The Small Business Runway Extension Act of 2018 became federal law in December of 2018, however, the Small Business Administration (SBA) has issued an opinion stating that it is not yet effective until SBA rulemaking is formally adjusted to take it into account. The legislation amends the Small Business Act by specifying that a contractor's size, for the purposes of considering it a small business, shall be measured (in part) with reference to the annual average of its previous five years of revenue. Before the 2018 Act, the law specified that the measurement would be with reference to the previous three years of revenue.
The SBA's position, outlined in an information notice is that until its formal rulemaking process is complete, all decisions will continue to take place using the three-year standard. The position is theoretically open to legal challenge but no such challenge has yet been made.

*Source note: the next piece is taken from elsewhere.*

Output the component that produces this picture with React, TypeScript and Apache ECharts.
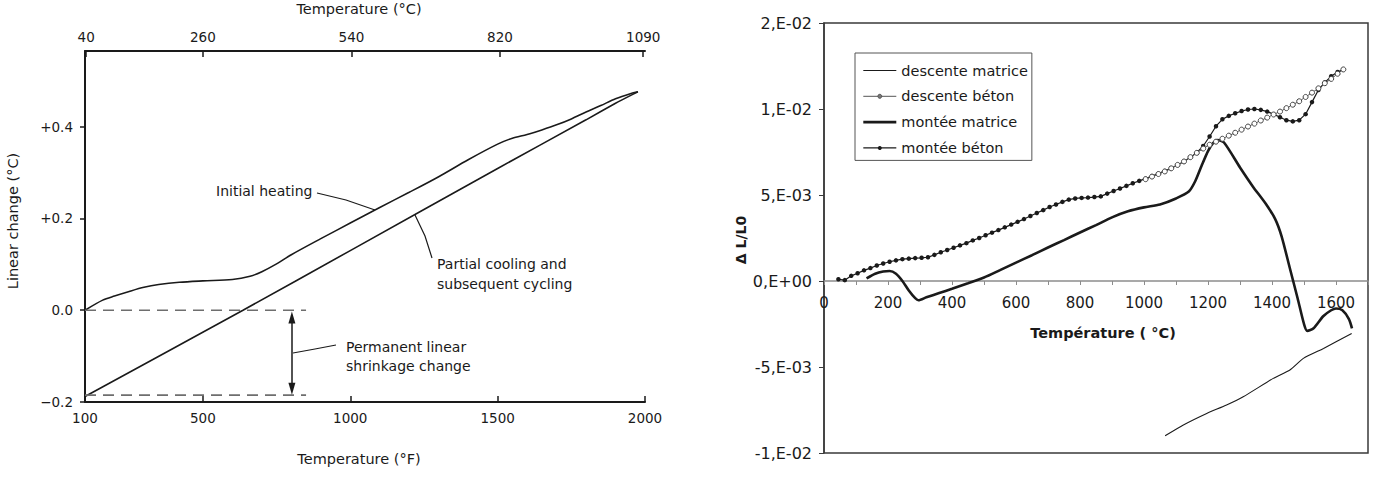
import React, { useEffect, useRef } from "react";
import * as echarts from "echarts";

const FONT = "'DejaVu Sans', 'Liberation Sans', sans-serif";
const INK = "#1a1a1a";

// ---------- Left chart: linear change vs temperature ----------
const F_MIN = 100;
const F_MAX = 2000;
const bottomTicksF = [100, 500, 1000, 1500, 2000];
const topTicksC = [40, 260, 540, 820, 1090];
const leftYTicks = [-0.2, 0, 0.2, 0.4];
const leftYTickLabels = ["\u22120.2", "0.0", "+0.2", "+0.4"];

const initialHeating: [number, number][] = [
  [100, 0.0], [160, 0.022], [200, 0.031], [250, 0.041], [300, 0.05], [350, 0.056],
  [420, 0.061], [500, 0.064], [600, 0.067], [660, 0.074], [700, 0.084], [750, 0.101],
  [800, 0.121], [900, 0.156], [1000, 0.19], [1100, 0.224], [1200, 0.257], [1300, 0.291],
  [1400, 0.328], [1500, 0.362], [1550, 0.375], [1600, 0.383], [1650, 0.393], [1700, 0.404],
  [1750, 0.417], [1800, 0.432], [1850, 0.446], [1900, 0.461], [1950, 0.472], [1976, 0.476],
];
const partialCooling: [number, number][] = [
  [100, -0.188], [636, 0.0], [1000, 0.13], [1500, 0.309], [1800, 0.415],
  [1900, 0.451], [1960, 0.471], [1976, 0.476],
];
const zeroLevel: [number, number][] = [[100, 0], [850, 0]];
const shrinkLevel: [number, number][] = [[100, -0.185], [850, -0.185]];
const arrowF = 802;
const arrowEnds = [-0.171, -0.016];

// ---------- Right chart: ΔL/L0 vs Température ----------
const X_MAX_RIGHT = 1700;
const Y_MIN_RIGHT = -0.01;
const Y_MAX_RIGHT = 0.015;
const rightYTicks = [-0.01, -0.005, 0, 0.005, 0.01, 0.015];
const rightYTickLabels = ["-1,E-02", "-5,E-03", "0,E+00", "5,E-03", "1,E-02", "2,E-02"];
const legendOrder = ["descente matrice", "descente b\u00e9ton", "mont\u00e9e matrice", "mont\u00e9e b\u00e9ton"];

const descenteMatrice: [number, number][] = [
  [1066, -9.0e-3], [1123, -8.37e-3], [1196, -7.7e-3], [1258, -7.21e-3], [1310, -6.73e-3],
  [1404, -5.66e-3], [1456, -5.17e-3], [1498, -4.5e-3], [1561, -3.92e-3], [1649, -3.05e-3],
];

const descenteBeton: [number, number][] = [
  [1623, 12.3e-3], [1605, 12.05e-3], [1585, 11.75e-3], [1565, 11.5e-3], [1545, 11.2e-3],
  [1525, 10.95e-3], [1505, 10.7e-3], [1485, 10.45e-3], [1465, 10.25e-3], [1445, 10.05e-3],
  [1425, 9.85e-3], [1405, 9.68e-3], [1385, 9.5e-3], [1365, 9.33e-3], [1345, 9.15e-3],
  [1325, 8.98e-3], [1305, 8.8e-3], [1285, 8.62e-3], [1265, 8.45e-3], [1245, 8.27e-3],
  [1225, 8.1e-3], [1205, 7.92e-3], [1185, 7.7e-3], [1165, 7.45e-3], [1145, 7.2e-3],
  [1125, 6.95e-3], [1105, 6.75e-3], [1085, 6.55e-3], [1065, 6.37e-3], [1045, 6.22e-3],
  [1025, 6.07e-3], [1005, 5.92e-3],
];

const monteeMatrice: [number, number][] = [
  [133, 0.15e-3], [160, 0.42e-3], [185, 0.55e-3], [205, 0.58e-3], [225, 0.42e-3],
  [245, 0.0], [265, -0.55e-3], [285, -1.0e-3], [295, -1.12e-3], [320, -0.95e-3],
  [360, -0.7e-3], [400, -0.45e-3], [450, -0.13e-3], [500, 0.2e-3], [550, 0.63e-3],
  [600, 1.07e-3], [650, 1.5e-3], [700, 1.95e-3], [750, 2.38e-3], [800, 2.82e-3],
  [850, 3.25e-3], [900, 3.7e-3], [950, 4.05e-3], [1000, 4.28e-3], [1050, 4.45e-3],
  [1100, 4.8e-3], [1140, 5.2e-3], [1160, 5.8e-3], [1180, 6.7e-3], [1200, 7.55e-3],
  [1215, 8.0e-3], [1230, 8.2e-3], [1250, 8.05e-3], [1300, 6.6e-3], [1340, 5.5e-3],
  [1380, 4.5e-3], [1410, 3.6e-3], [1430, 2.6e-3], [1455, 0.8e-3], [1480, -1.0e-3],
  [1500, -2.5e-3], [1510, -2.9e-3], [1530, -2.75e-3], [1560, -2.05e-3], [1585, -1.7e-3],
  [1600, -1.6e-3], [1620, -1.7e-3], [1640, -2.2e-3], [1650, -2.75e-3],
];

const monteeBeton: [number, number][] = [
  [45, 0.1e-3], [65, 0.05e-3], [85, 0.3e-3], [105, 0.45e-3], [125, 0.62e-3], [145, 0.75e-3],
  [165, 0.9e-3], [185, 1.02e-3], [205, 1.12e-3], [225, 1.2e-3], [245, 1.27e-3], [265, 1.3e-3],
  [285, 1.33e-3], [305, 1.35e-3], [325, 1.38e-3], [345, 1.52e-3], [365, 1.67e-3], [385, 1.8e-3],
  [405, 1.93e-3], [425, 2.07e-3], [445, 2.2e-3], [465, 2.36e-3], [485, 2.5e-3], [505, 2.66e-3],
  [525, 2.81e-3], [545, 2.96e-3], [565, 3.12e-3], [585, 3.28e-3], [605, 3.44e-3], [625, 3.6e-3],
  [645, 3.78e-3], [665, 3.95e-3], [685, 4.12e-3], [705, 4.3e-3], [725, 4.45e-3], [745, 4.6e-3],
  [765, 4.73e-3], [785, 4.8e-3], [805, 4.83e-3], [825, 4.85e-3], [845, 4.88e-3], [865, 4.92e-3],
  [885, 5.08e-3], [905, 5.23e-3], [925, 5.38e-3], [945, 5.53e-3], [965, 5.68e-3], [985, 5.82e-3],
  [1005, 5.95e-3], [1025, 6.1e-3], [1045, 6.24e-3], [1065, 6.4e-3], [1085, 6.55e-3], [1105, 6.74e-3],
  [1125, 6.95e-3], [1145, 7.2e-3], [1165, 7.46e-3], [1185, 7.85e-3], [1205, 8.4e-3], [1225, 9.0e-3],
  [1245, 9.4e-3], [1265, 9.6e-3], [1285, 9.75e-3], [1305, 9.88e-3], [1325, 9.97e-3], [1345, 10.0e-3],
  [1365, 9.95e-3], [1385, 9.85e-3], [1405, 9.7e-3], [1425, 9.52e-3], [1445, 9.35e-3], [1465, 9.28e-3],
  [1485, 9.35e-3], [1505, 9.7e-3], [1525, 10.4e-3], [1545, 11.1e-3], [1565, 11.55e-3], [1585, 11.9e-3],
  [1605, 12.15e-3], [1623, 12.3e-3],
];

const fToC = (f: number) => ((f - 32) * 5) / 9;

const lookup = (ticks: number[], labels: string[], tol: number) => (v: number) => {
  const i = ticks.findIndex((t) => Math.abs(t - v) < tol);
  return i >= 0 ? labels[i] : "";
};

const txt = (
  x: number, y: number, text: string,
  o: { size?: number; weight?: string; align?: string; rot?: number } = {}
) => ({
  type: "text",
  x, y,
  rotation: o.rot || 0,
  silent: true,
  style: {
    text,
    fontSize: o.size || 14,
    fontWeight: o.weight || "normal",
    fontFamily: FONT,
    fill: INK,
    textAlign: o.align || "left",
    textVerticalAlign: "middle",
    align: o.align || "left",
    verticalAlign: "middle",
  },
});

const leader = (pts: number[][]) => ({
  type: "polyline",
  silent: true,
  shape: { points: pts },
  style: { stroke: INK, lineWidth: 1.2, fill: null },
});

// right grid geometry (pixels)
const RG = { left: 824, top: 23, width: 544, height: 430 };

export default function App() {
  const ref = useRef<HTMLDivElement>(null);
  useEffect(() => {
    if (!ref.current) return;
    const chart = echarts.init(ref.current, undefined, { renderer: "svg" });
    const leftAxisLine = { show: true, onZero: false, lineStyle: { color: INK, width: 2 } };
    const leftLabel = { fontSize: 13.5, color: INK, fontFamily: FONT };
    const rightLabel = { fontSize: 15, color: INK, fontFamily: FONT };
    // place the right x axis on the value 0 of the right y axis
    const zeroOffset = -(RG.height * (0 - Y_MIN_RIGHT)) / (Y_MAX_RIGHT - Y_MIN_RIGHT);

    chart.setOption({
      animation: false,
      backgroundColor: "#ffffff",
      textStyle: { fontFamily: FONT },
      grid: [
        { left: 85, top: 51, width: 560, height: 351 },
        {
          ...RG, show: true,
          borderColor: "#3a3a3a", borderWidth: 1.5, backgroundColor: "transparent",
        },
      ],
      legend: {
        show: true,
        orient: "vertical",
        left: 855,
        top: 53,
        padding: [10, 4, 5, 7],
        itemWidth: 33,
        itemHeight: 5,
        itemGap: 10.8,
        borderColor: "#555",
        borderWidth: 1,
        backgroundColor: "#fff",
        selectedMode: false,
        textStyle: { fontSize: 14.5, color: INK, fontFamily: FONT },
        data: [
          { name: legendOrder[0], itemStyle: { opacity: 0 }, lineStyle: { width: 1.1, color: INK } },
          { name: legendOrder[1], itemStyle: { color: "#777", borderColor: "#555", borderWidth: 1 }, lineStyle: { width: 1, color: "#555" } },
          { name: legendOrder[2], itemStyle: { opacity: 0 }, lineStyle: { width: 2.6, color: INK } },
          { name: legendOrder[3], lineStyle: { width: 1.2, color: INK } },
        ],
      },
      xAxis: [
        {
          type: "value", gridIndex: 0, position: "bottom", min: F_MIN, max: F_MAX,
          axisLine: leftAxisLine,
          axisTick: { show: true, inside: true, length: 6, customValues: bottomTicksF, lineStyle: { color: INK, width: 1.5 } },
          axisLabel: { show: true, customValues: bottomTicksF, margin: 9, ...leftLabel, formatter: (v: number) => String(v) },
          splitLine: { show: false },
        },
        {
          type: "value", gridIndex: 0, position: "top", min: fToC(F_MIN), max: fToC(F_MAX),
          axisLine: leftAxisLine,
          axisTick: { show: true, inside: true, length: 6, customValues: topTicksC, lineStyle: { color: INK, width: 1.5 } },
          axisLabel: { show: true, customValues: topTicksC, margin: 7, ...leftLabel, formatter: (v: number) => String(v) },
          splitLine: { show: false },
        },
        {
          type: "value", gridIndex: 1, position: "bottom", offset: zeroOffset,
          min: 0, max: X_MAX_RIGHT, interval: 100,
          axisLine: { show: true, onZero: false, lineStyle: { color: "#8c8c8c", width: 1.5 } },
          axisTick: { show: true, length: 4, lineStyle: { color: "#8c8c8c", width: 1 } },
          axisLabel: {
            show: true, margin: 14, ...rightLabel,
            formatter: (v: number) => (Math.round(v) % 200 === 0 ? String(Math.round(v)) : ""),
          },
          splitLine: { show: false },
        },
      ],
      yAxis: [
        {
          type: "value", gridIndex: 0, min: -0.2, max: 0.565,
          axisLine: leftAxisLine,
          axisTick: { show: true, length: 5, customValues: leftYTicks, lineStyle: { color: INK, width: 1.5 } },
          axisLabel: {
            show: true, customValues: leftYTicks, margin: 12, ...leftLabel,
            formatter: lookup(leftYTicks, leftYTickLabels, 1e-6),
          },
          splitLine: { show: false },
        },
        {
          type: "value", gridIndex: 1, min: Y_MIN_RIGHT, max: Y_MAX_RIGHT, interval: 0.005,
          axisLine: { show: true, onZero: false, lineStyle: { color: "#3a3a3a", width: 1.5 } },
          axisTick: { show: true, length: 5, lineStyle: { color: "#3a3a3a", width: 1 } },
          axisLabel: {
            show: true, margin: 12, ...rightLabel, fontSize: 16,
            formatter: lookup(rightYTicks, rightYTickLabels, 1e-7),
          },
          splitLine: { show: false },
        },
      ],
      series: [
        {
          name: "Initial heating", type: "line", xAxisIndex: 0, yAxisIndex: 0,
          data: initialHeating, smooth: 0.3, symbol: "none", silent: true,
          lineStyle: { color: INK, width: 1.6 },
        },
        {
          name: "Partial cooling", type: "line", xAxisIndex: 0, yAxisIndex: 0,
          data: partialCooling, smooth: 0.2, symbol: "none", silent: true,
          lineStyle: { color: INK, width: 1.6 },
        },
        {
          name: "zero level", type: "line", xAxisIndex: 0, yAxisIndex: 0,
          data: zeroLevel, symbol: "none", silent: true,
          lineStyle: { color: "#6e6e6e", width: 1.6, type: [11, 7] },
          markLine: {
            silent: true,
            symbol: ["triangle", "triangle"],
            symbolSize: [7, 12],
            label: { show: false },
            lineStyle: { type: "solid", color: INK, width: 1.5 },
            data: [[{ coord: [arrowF, arrowEnds[0]] }, { coord: [arrowF, arrowEnds[1]] }]],
          },
        },
        {
          name: "shrink level", type: "line", xAxisIndex: 0, yAxisIndex: 0,
          data: shrinkLevel, symbol: "none", silent: true,
          lineStyle: { color: "#6e6e6e", width: 1.6, type: [11, 7] },
        },
        {
          name: "mont\u00e9e b\u00e9ton", type: "line", xAxisIndex: 2, yAxisIndex: 1,
          data: monteeBeton, symbol: "circle", symbolSize: 4.5, showAllSymbol: true,
          lineStyle: { color: INK, width: 1.2 },
          itemStyle: { color: INK },
        },
        {
          name: "mont\u00e9e matrice", type: "line", xAxisIndex: 2, yAxisIndex: 1,
          data: monteeMatrice, smooth: 0.25, symbol: "none",
          lineStyle: { color: INK, width: 2.6 },
          itemStyle: { color: INK },
        },
        {
          name: "descente matrice", type: "line", xAxisIndex: 2, yAxisIndex: 1,
          data: descenteMatrice, smooth: 0.2, symbol: "none",
          lineStyle: { color: INK, width: 1.1 },
          itemStyle: { color: INK },
        },
        {
          name: "descente b\u00e9ton", type: "line", xAxisIndex: 2, yAxisIndex: 1,
          data: descenteBeton, symbol: "circle", symbolSize: 5, showAllSymbol: true,
          lineStyle: { color: "#555", width: 1 },
          itemStyle: { color: "#ffffff", borderColor: "#444", borderWidth: 1 },
        },
      ],
      graphic: [
        txt(359, 9, "Temperature (\u00b0C)", { size: 14.5, align: "center" }),
        txt(359, 459, "Temperature (\u00b0F)", { size: 14.5, align: "center" }),
        txt(13, 221, "Linear change (\u00b0C)", { size: 14.5, align: "center", rot: Math.PI / 2 }),
        txt(216, 191, "Initial heating"),
        txt(437, 264, "Partial cooling and"),
        txt(437, 284, "subsequent cycling"),
        txt(346, 347, "Permanent linear"),
        txt(346, 366, "shrinkage change"),
        leader([[317, 193], [346, 200], [375, 210]]),
        leader([[415, 215], [425, 236], [432, 258]]),
        leader([[293, 353], [315, 349], [336, 345]]),
        txt(1103, 333, "Temp\u00e9rature ( \u00b0C)", { size: 14.5, weight: "bold", align: "center" }),
        txt(741, 240, "\u0394 L/L0", { size: 14, weight: "bold", align: "center", rot: Math.PI / 2 }),
      ],
    });
    return () => chart.dispose();
  }, []);

  return (
    <div
      ref={ref}
      style={{ position: "fixed", left: 0, top: 0, width: 1374, height: 486, background: "#fff" }}
    />
  );
}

The purpose of the bill, according to a House report, is an attempt to ensure that small businesses can make the jump to being larger, successful businesses without hitting a difficult middle period in which viability drops off after losing small business certification. However, it is noted that some small businesses may no longer be eligible to be considered as small under the five-year rule, if the additional two years of prior revenue being considered raises their average enough to push them out of eligibility. The SBA has previously stated it believes a three-year revenue average balances "the problems of fluctuating receipts with the overall capabilities of firms that are about to exceed the size standard".